- [PROVIDED RECORDS]:
◆ ◆ ◆ ◆ ◆ ◆ ◆

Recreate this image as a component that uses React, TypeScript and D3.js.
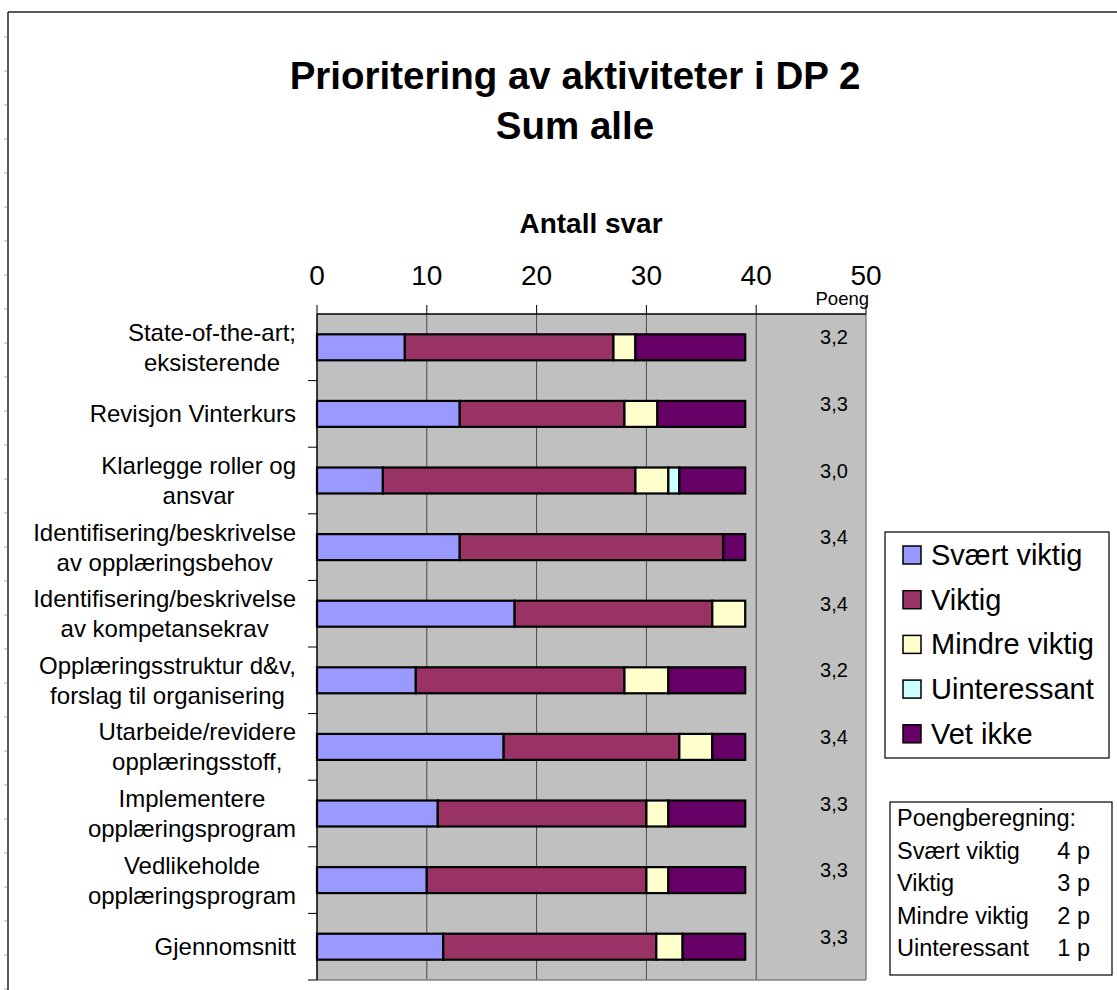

◆ ◆ ◆ ◆ ◆ ◆ ◆

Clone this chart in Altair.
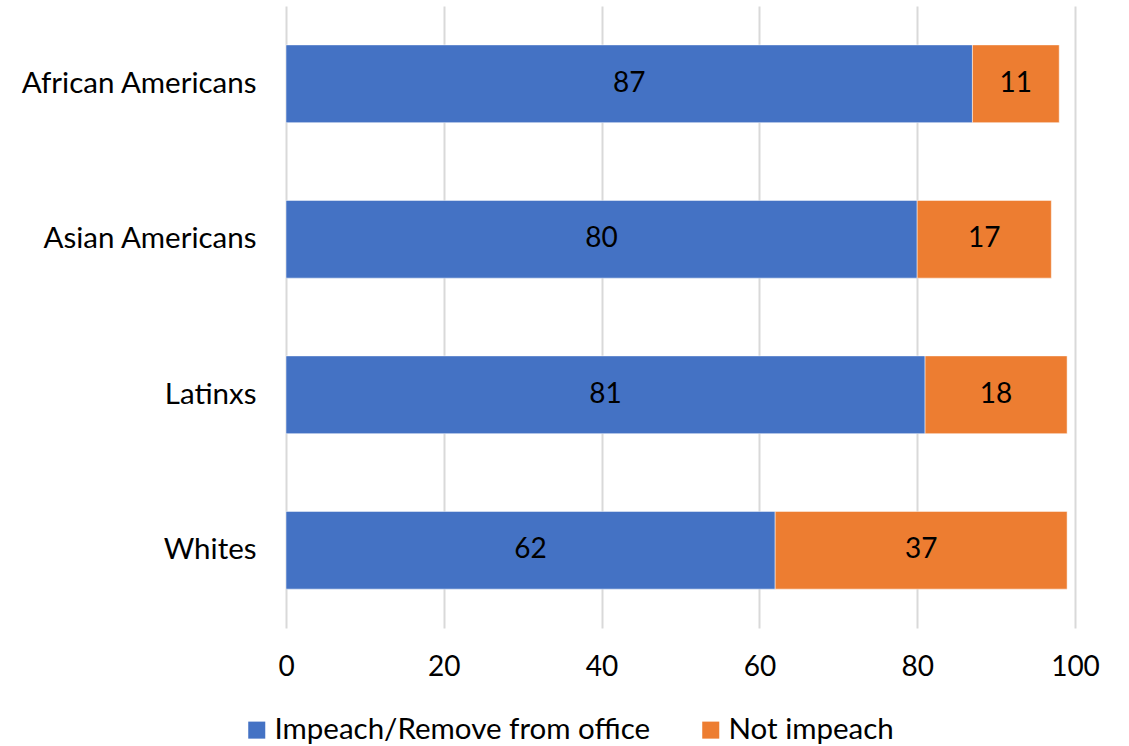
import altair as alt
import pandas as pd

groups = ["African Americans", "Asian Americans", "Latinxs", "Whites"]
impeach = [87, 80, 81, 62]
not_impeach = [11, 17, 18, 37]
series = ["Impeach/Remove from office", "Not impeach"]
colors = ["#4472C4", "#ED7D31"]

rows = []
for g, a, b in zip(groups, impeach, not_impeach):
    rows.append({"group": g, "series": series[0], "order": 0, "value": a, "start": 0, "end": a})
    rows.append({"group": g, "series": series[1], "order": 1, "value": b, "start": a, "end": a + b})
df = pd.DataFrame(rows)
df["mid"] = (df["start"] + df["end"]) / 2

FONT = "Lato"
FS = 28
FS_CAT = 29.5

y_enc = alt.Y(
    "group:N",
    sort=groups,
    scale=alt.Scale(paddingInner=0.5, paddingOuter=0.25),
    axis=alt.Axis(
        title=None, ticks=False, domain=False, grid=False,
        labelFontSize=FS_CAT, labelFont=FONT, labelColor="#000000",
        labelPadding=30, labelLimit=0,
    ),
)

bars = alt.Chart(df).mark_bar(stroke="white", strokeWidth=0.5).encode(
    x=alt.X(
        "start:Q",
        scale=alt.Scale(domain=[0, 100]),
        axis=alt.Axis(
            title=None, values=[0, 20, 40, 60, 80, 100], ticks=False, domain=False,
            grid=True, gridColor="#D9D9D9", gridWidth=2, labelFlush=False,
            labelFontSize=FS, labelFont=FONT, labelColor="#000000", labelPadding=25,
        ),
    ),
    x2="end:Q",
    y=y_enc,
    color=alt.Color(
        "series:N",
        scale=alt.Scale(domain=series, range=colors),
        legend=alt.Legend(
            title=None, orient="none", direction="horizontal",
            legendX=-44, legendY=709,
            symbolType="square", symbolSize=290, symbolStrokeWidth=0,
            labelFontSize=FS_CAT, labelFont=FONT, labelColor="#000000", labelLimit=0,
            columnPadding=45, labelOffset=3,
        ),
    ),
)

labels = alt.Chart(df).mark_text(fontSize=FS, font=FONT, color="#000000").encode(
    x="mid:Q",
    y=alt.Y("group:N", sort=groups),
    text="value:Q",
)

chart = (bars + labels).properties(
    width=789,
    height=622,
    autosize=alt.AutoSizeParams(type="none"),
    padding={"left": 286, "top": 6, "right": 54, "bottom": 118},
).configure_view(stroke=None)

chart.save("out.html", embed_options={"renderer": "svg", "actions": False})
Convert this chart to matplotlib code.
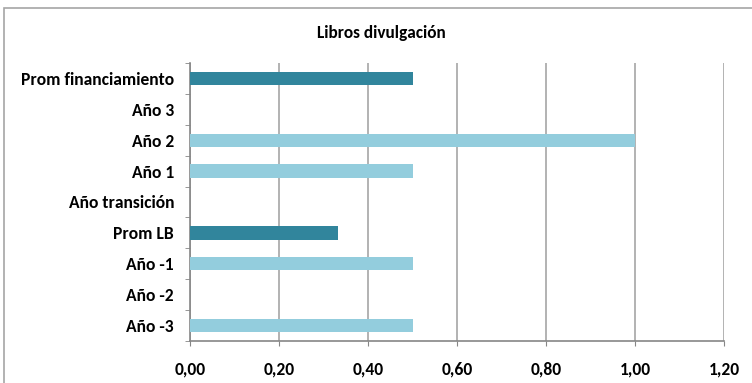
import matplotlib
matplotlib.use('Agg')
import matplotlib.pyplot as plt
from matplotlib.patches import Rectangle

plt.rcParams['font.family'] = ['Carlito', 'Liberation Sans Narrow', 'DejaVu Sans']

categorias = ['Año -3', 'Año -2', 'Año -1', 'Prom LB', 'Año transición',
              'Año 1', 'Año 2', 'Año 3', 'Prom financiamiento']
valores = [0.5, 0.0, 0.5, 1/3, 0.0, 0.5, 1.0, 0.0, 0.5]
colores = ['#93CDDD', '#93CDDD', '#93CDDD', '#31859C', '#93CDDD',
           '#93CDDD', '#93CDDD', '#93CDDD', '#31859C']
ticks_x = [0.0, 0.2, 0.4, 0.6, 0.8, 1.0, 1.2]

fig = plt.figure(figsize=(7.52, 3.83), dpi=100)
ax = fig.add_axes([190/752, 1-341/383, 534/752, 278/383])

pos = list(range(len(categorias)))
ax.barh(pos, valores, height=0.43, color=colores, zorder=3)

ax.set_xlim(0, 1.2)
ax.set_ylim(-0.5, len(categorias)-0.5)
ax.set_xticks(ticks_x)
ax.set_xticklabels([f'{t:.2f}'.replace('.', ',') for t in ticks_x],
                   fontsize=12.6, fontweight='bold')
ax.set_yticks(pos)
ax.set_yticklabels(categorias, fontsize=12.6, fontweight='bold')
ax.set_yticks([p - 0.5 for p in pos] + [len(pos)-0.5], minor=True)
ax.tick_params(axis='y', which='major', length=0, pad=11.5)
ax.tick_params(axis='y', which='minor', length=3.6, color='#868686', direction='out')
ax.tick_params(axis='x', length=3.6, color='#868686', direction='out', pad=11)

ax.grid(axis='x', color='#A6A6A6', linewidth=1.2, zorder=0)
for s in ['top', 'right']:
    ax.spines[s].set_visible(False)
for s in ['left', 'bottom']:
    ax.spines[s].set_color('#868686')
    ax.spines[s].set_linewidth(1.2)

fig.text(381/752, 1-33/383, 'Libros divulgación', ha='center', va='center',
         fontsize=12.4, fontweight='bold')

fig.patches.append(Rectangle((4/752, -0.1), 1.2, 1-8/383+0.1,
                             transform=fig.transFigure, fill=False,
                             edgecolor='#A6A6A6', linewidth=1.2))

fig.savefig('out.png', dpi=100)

◆ ◆ ◆ ◆ ◆ ◆ ◆

Using the entries above, transcribe every line from the line containing "Convert this chart to matplotlib code." through the line containing "ax.barh(pos, valores, height=0.43, color=colores, zorder=3)". Do not copy pictures.

- [OUTPUT OF THE EXERCISE]:
Convert this chart to matplotlib code.
import matplotlib
matplotlib.use('Agg')
import matplotlib.pyplot as plt
from matplotlib.patches import Rectangle

plt.rcParams['font.family'] = ['Carlito', 'Liberation Sans Narrow', 'DejaVu Sans']

categorias = ['Año -3', 'Año -2', 'Año -1', 'Prom LB', 'Año transición',
              'Año 1', 'Año 2', 'Año 3', 'Prom financiamiento']
valores = [0.5, 0.0, 0.5, 1/3, 0.0, 0.5, 1.0, 0.0, 0.5]
colores = ['#93CDDD', '#93CDDD', '#93CDDD', '#31859C', '#93CDDD',
           '#93CDDD', '#93CDDD', '#93CDDD', '#31859C']
ticks_x = [0.0, 0.2, 0.4, 0.6, 0.8, 1.0, 1.2]

fig = plt.figure(figsize=(7.52, 3.83), dpi=100)
ax = fig.add_axes([190/752, 1-341/383, 534/752, 278/383])

pos = list(range(len(categorias)))
ax.barh(pos, valores, height=0.43, color=colores, zorder=3)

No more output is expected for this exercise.